A SENATE hearing earlier this week revealed a growing problem among schoolchildren resulting from the long lockdowns at the height of the coronavirus pandemic.
The hearing, convened by the Senate Committee on Basic Education, revolved around Senate Bill (SB) 379, which is aimed at “strengthening the promotion and delivery of mental health services in basic education schools.”
The Department of Education's (DepEd) Assistant Secretary Dexter Galban, one of the resource1 persons invited by the committee, emphasized the need to ensure the mental wellness of students who have been forced out of their classrooms by the pandemic.
The separation from teachers and classmates and the social isolation of being confined to their homes have put a strain on the students' mental health, Galban said.
He pointed to the rise in the number of students who attempted to take their own lives as evidence of how the problem has grown.
DepEd data from 2021 showed that a total of 2,147 students had attempted suicide, and 404 actually took their own lives.
Galban said that “even one suicide case is too much.”
“This is an alarming rate that continues to go up, given the transition from face-to-face to online provided a strain on our learners,” he said.
The problem is global. A 2021 United Nations Children's Fund (Unicef) report estimated that 13 percent of adolescents — those between 10 and 19 years old — live with a diagnosed mental disorder, mainly from pandemic-induced stress and disruption in their lives.
Unicef reviewed the conditions of 130,000 children from 22 countries for the report.
A research consultant with Unicef who worked on the report said “government-imposed lockdowns, school closures and disruption of services (including mental health care) have led to increased reports of fear and stress, anxiety, depression, anger, irritability, inattention, alcohol/substance, along with irregular physical activity and sleep patterns.”
Among the report's key findings are that children living in poverty or in a lower socioeconomic status are at greater risk of stress and depression, and that family conflict amplifies the risk of mental distress among children and adolescents.
Galban told the Senate hearing that the DepEd had interventions in place for learners with mental health issues, chiefly guidance counseling.
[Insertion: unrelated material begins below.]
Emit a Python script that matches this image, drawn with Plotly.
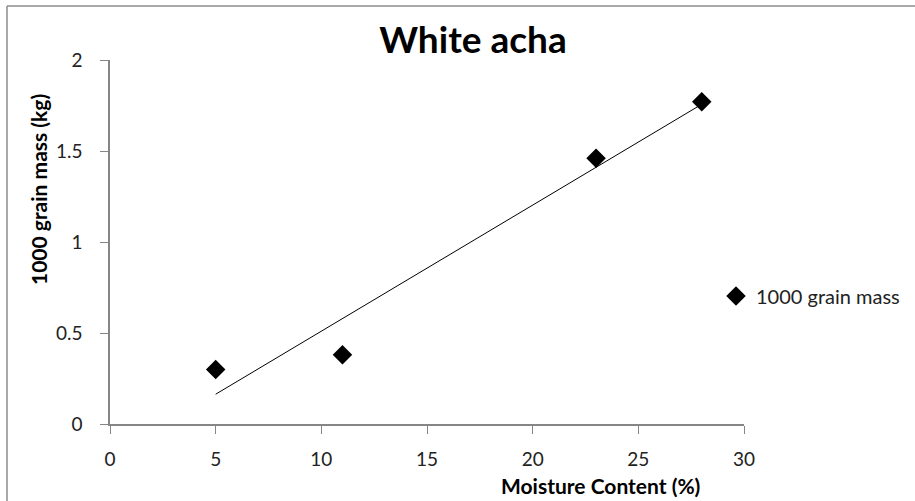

Unfortunately, there are not enough guidance counselors to handle the growing caseload.
In 2021, Galban said, 775,962 students sought advice from guidance counselors. But there are only 2,093 licensed guidance counselors in the country's 60,957 schools, he added.
“For a population group of 28 million, the ideal ratio is not hit. The recommended ratio is 1:250,” he said.
The DepEd has since improved the ratio to one counselor per 500 learners, but it's still not enough.
Positions for guidance counselors remain unfilled because the entry level salary of P27,000 is simply too low, Galban said.
The agency has been asking for a pay salary grade for guidance counselors, but the request has not been approved by the Department of Budget and Management.
SB 379 addresses the shortage of guidance counselors by establishing the Mental Health and Well-Being Program.
Under the program, a Mental Health and Well-Being Center will be set up in every school, staffed with guidance counselors and associates whose pay grade will be upgraded.
The measure also calls for schools offering teacher education courses to include subjects on mental health in their curriculum.
In the meantime, Sen. Sherwin Gatchalian, the chairman of the panel who also sponsored SB 379, is proposing that teachers be trained to detect the symptoms of depression or other forms of mental health issues in a student.
The return to the classroom environment does not mean that threats to the mental well-being of learners have waned. According to the Centers for Disease Control, mental disorders “are chronic health conditions — conditions that last a long time and often don't go away completely — that can continue through the lifespan.”
“Without early diagnosis and treatment, children with mental disorders can have problems at home, in school, and in forming friendships,” the agency said.
Because it could leave deep and often hidden emotional scars, mental distress among schoolchildren is a problem that we cannot afford to overlook.